When did you first get a tattoo?
“When I was 14 at Southend seafront, by a man called Clive. He’d a tattoo round his neck – ‘cut here’, with all the dots. He was like a sort of sailor guy, perfect. That one there…” [2]
He shows me one of the old-style, rough-and-ready designs.
“A collector’s item? Yeah they love it now, the people that work on me now, when they see this, it’s like, ‘Who done that?’ All these guys know each other, it’s a whole scene – in Amsterdam, f---ing Los Angeles, in London, in Japan it’s like they all know each other, it’s a real clan. Tattooists, they stick together. When they see this, they flip out – especially Bob, who done a lot of stuff on me, this guy called Bob Roberts from L.A.”
What was the last thing you had done?
“The last I had done was two weeks before I left. I had to have the first bit done and then it had to heal a bit and then I had to go and have the rest done. But I had to get it done, we’d drawn it and everything and so…
“It was like my wings, really, for the tour (a massive pair etched on his back). It was, like, my weapon for the tour – if you can do this, you can do anything, y’know? If you can sit under the needle for ten hours, you can do anything, man.”
It was sore, then?
“Pretty sore for a while. You forget how many times it’s nice to do that (he stretches), and you can’t for about two weeks. It really killed me. Then of course we went into rehearsals, it was funny. But I had to have it done, I had to do it. Charlie, Bob’s younger son, drew it on my back. He worked on it for ages. I have to go back, actually. He’s missed a few bits out.”
When did you start grabbing your crotch onstage?
“Oh, I think that goes back a long way (laughs). I think I started doing that when I was about seven, grabbing my crotch. Now I’ve got the opportunity to do it in public. Remember what I said about being a mass murderer.”
What other music do you listen to?
“I’m serious about Jane’s Addiction because I still feel they could have been quite possibly the greatest band in the world, but they blew it because of dope, or whatever, which is really sad.”
[1] - Some of the most telling moments in this interview are not in what Dave says, but what he shies away from saying - like just there.

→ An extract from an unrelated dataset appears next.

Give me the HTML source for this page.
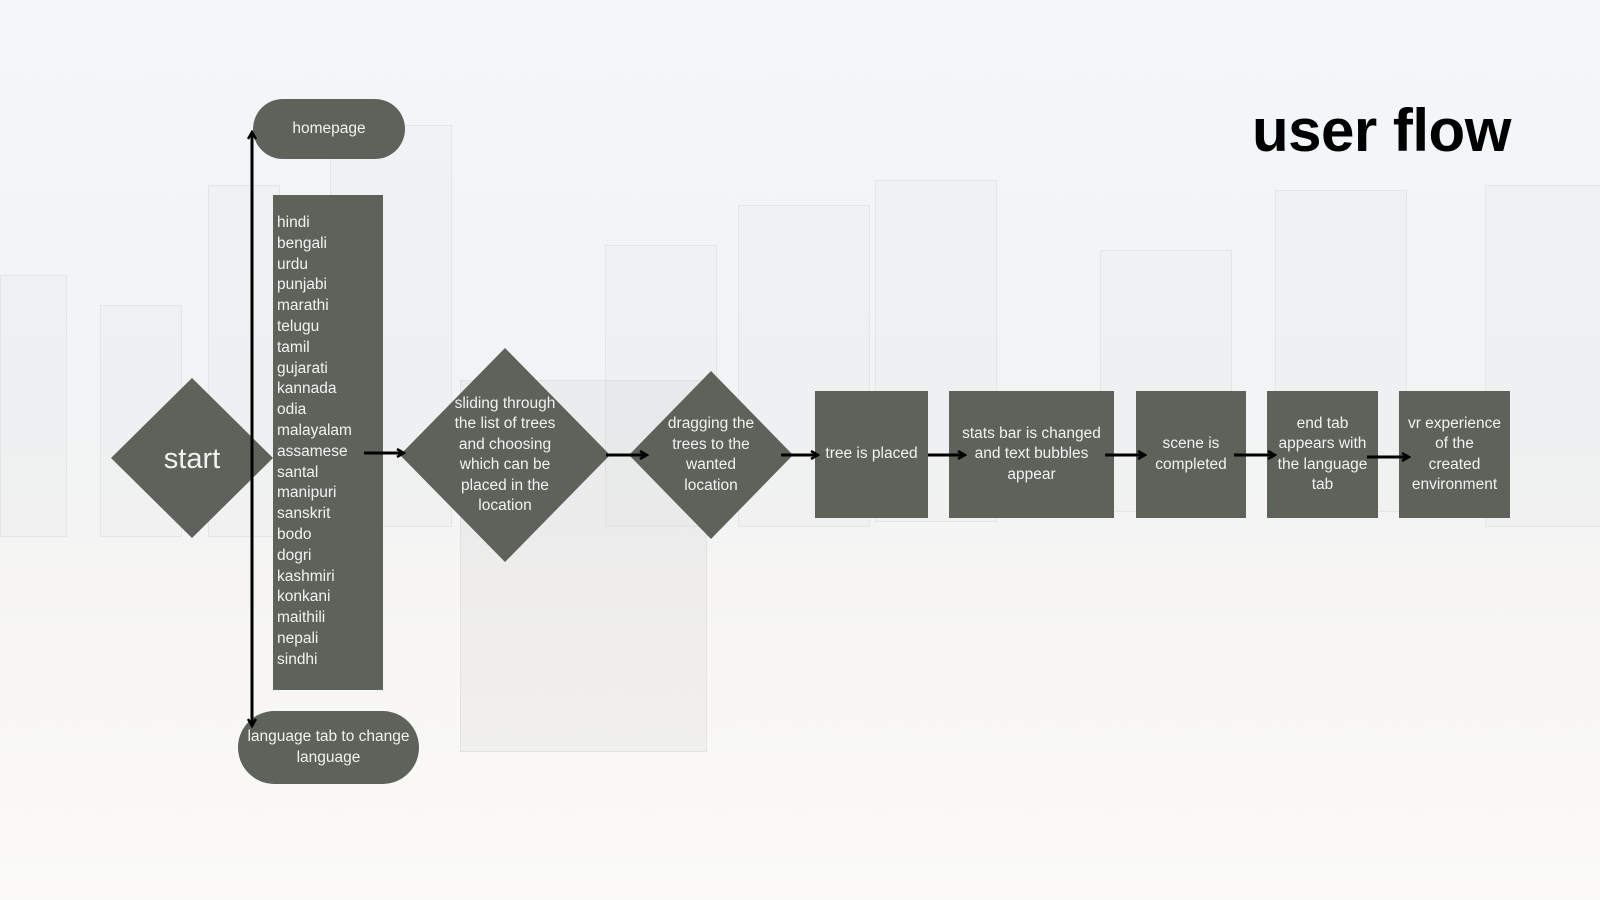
<!DOCTYPE html>
<html><head><meta charset="utf-8"><style>
html,body{margin:0;padding:0}
body{width:1600px;height:900px;position:relative;overflow:hidden;background:linear-gradient(#f4f7fa 0%,#f1f3f5 45%,#f6f5f3 65%,#fbfaf8 100%);font-family:"Liberation Sans",sans-serif}
.b{position:absolute;border:1px solid rgba(150,150,150,.12);background:rgba(225,227,230,.18)}
.n{position:absolute;background:#5d625b;color:#f2f2f0;font-size:15.5px;line-height:20.5px;text-align:center;display:flex;align-items:center;justify-content:center;box-sizing:border-box}
svg{position:absolute;left:0;top:0}
</style></head><body>
<div class="b" style="left:0;top:275px;width:65px;height:260px"></div>
<div class="b" style="left:100px;top:305px;width:80px;height:230px"></div>
<div class="b" style="left:208px;top:185px;width:70px;height:350px"></div>
<div class="b" style="left:330px;top:125px;width:120px;height:400px"></div>
<div class="b" style="left:605px;top:245px;width:110px;height:280px"></div>
<div class="b" style="left:738px;top:205px;width:130px;height:320px"></div>
<div class="b" style="left:875px;top:180px;width:120px;height:340px"></div>
<div class="b" style="left:1100px;top:250px;width:130px;height:260px"></div>
<div class="b" style="left:1275px;top:190px;width:130px;height:320px"></div>
<div class="b" style="left:1485px;top:185px;width:115px;height:340px"></div>
<div class="b" style="left:460px;top:380px;width:245px;height:370px;background:rgba(150,150,150,.08)"></div>

<div style="position:absolute;left:1252px;top:96px;font-size:60px;font-weight:bold;color:#000;letter-spacing:-0.5px">user flow</div>

<svg width="1600" height="900">
<polygon points="192,378 273,458 192,538 111,458" fill="#5d625b"/>
<polygon points="505,348 610,455 505,562 400,455" fill="#5d625b"/>
<polygon points="711,371 793,455 711,539 629,455" fill="#5d625b"/>
<text x="192" y="468" font-size="29" fill="#f2f2f0" text-anchor="middle" font-family="Liberation Sans, sans-serif">start</text>
</svg>

<div class="n" style="left:253px;top:99px;width:152px;height:60px;border-radius:30px">homepage</div>
<div class="n" style="left:238px;top:711px;width:181px;height:73px;border-radius:37px">language tab to change<br>language</div>
<div class="n" style="left:273px;top:195px;width:110px;height:495px;display:block;text-align:left;padding:18px 0 0 4px;line-height:20.8px">hindi<br>bengali<br>urdu<br>punjabi<br>marathi<br>telugu<br>tamil<br>gujarati<br>kannada<br>odia<br>malayalam<br>assamese<br>santal<br>manipuri<br>sanskrit<br>bodo<br>dogri<br>kashmiri<br>konkani<br>maithili<br>nepali<br>sindhi</div>
<div class="n" style="left:440px;top:390px;width:130px;height:130px;background:none">sliding through<br>the list of trees<br>and choosing<br>which can be<br>placed in the<br>location</div>
<div class="n" style="left:651px;top:410px;width:120px;height:90px;background:none">dragging the<br>trees to the<br>wanted<br>location</div>
<div class="n" style="left:815px;top:391px;width:113px;height:127px">tree is placed</div>
<div class="n" style="left:949px;top:391px;width:165px;height:127px">stats bar is changed<br>and text bubbles<br>appear</div>
<div class="n" style="left:1136px;top:391px;width:110px;height:127px">scene is<br>completed</div>
<div class="n" style="left:1267px;top:391px;width:111px;height:127px">end tab<br>appears with<br>the language<br>tab</div>
<div class="n" style="left:1399px;top:391px;width:111px;height:127px">vr experience<br>of the<br>created<br>environment</div>

<svg width="1600" height="900" style="z-index:5">
<defs><marker id="a" markerWidth="10" markerHeight="10" refX="8" refY="5" orient="auto" markerUnits="userSpaceOnUse"><path d="M1,1 L8,5 L1,9" fill="none" stroke="#000" stroke-width="2.5"/></marker></defs>
<g stroke="#000" stroke-width="3" fill="none">
<line x1="252" y1="458" x2="252" y2="132" marker-end="url(#a)"/>
<line x1="252" y1="458" x2="252" y2="726" marker-end="url(#a)"/>
<line x1="364" y1="453" x2="404" y2="453" marker-end="url(#a)"/>
<line x1="606" y1="455" x2="647" y2="455" marker-end="url(#a)"/>
<line x1="781" y1="455" x2="818" y2="455" marker-end="url(#a)"/>
<line x1="928" y1="455" x2="965" y2="455" marker-end="url(#a)"/>
<line x1="1105" y1="455" x2="1145" y2="455" marker-end="url(#a)"/>
<line x1="1234" y1="455" x2="1275" y2="455" marker-end="url(#a)"/>
<line x1="1367" y1="457" x2="1409" y2="457" marker-end="url(#a)"/>
</g>
</svg>
</body></html>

[2] - This might be his oldest remaining, because I believe Dave's first (or at any rate one of the first) was removed in around 1981, with disastrous consequences. The skin unexpectedly bubbled up around the tattooed area, meaning he had to perform live with his arm in a sling. The burn-like marks are clearly visible on Dave's left forearm on pictures from the early Eighties, although he later had his "dagger" tattoo done over the area.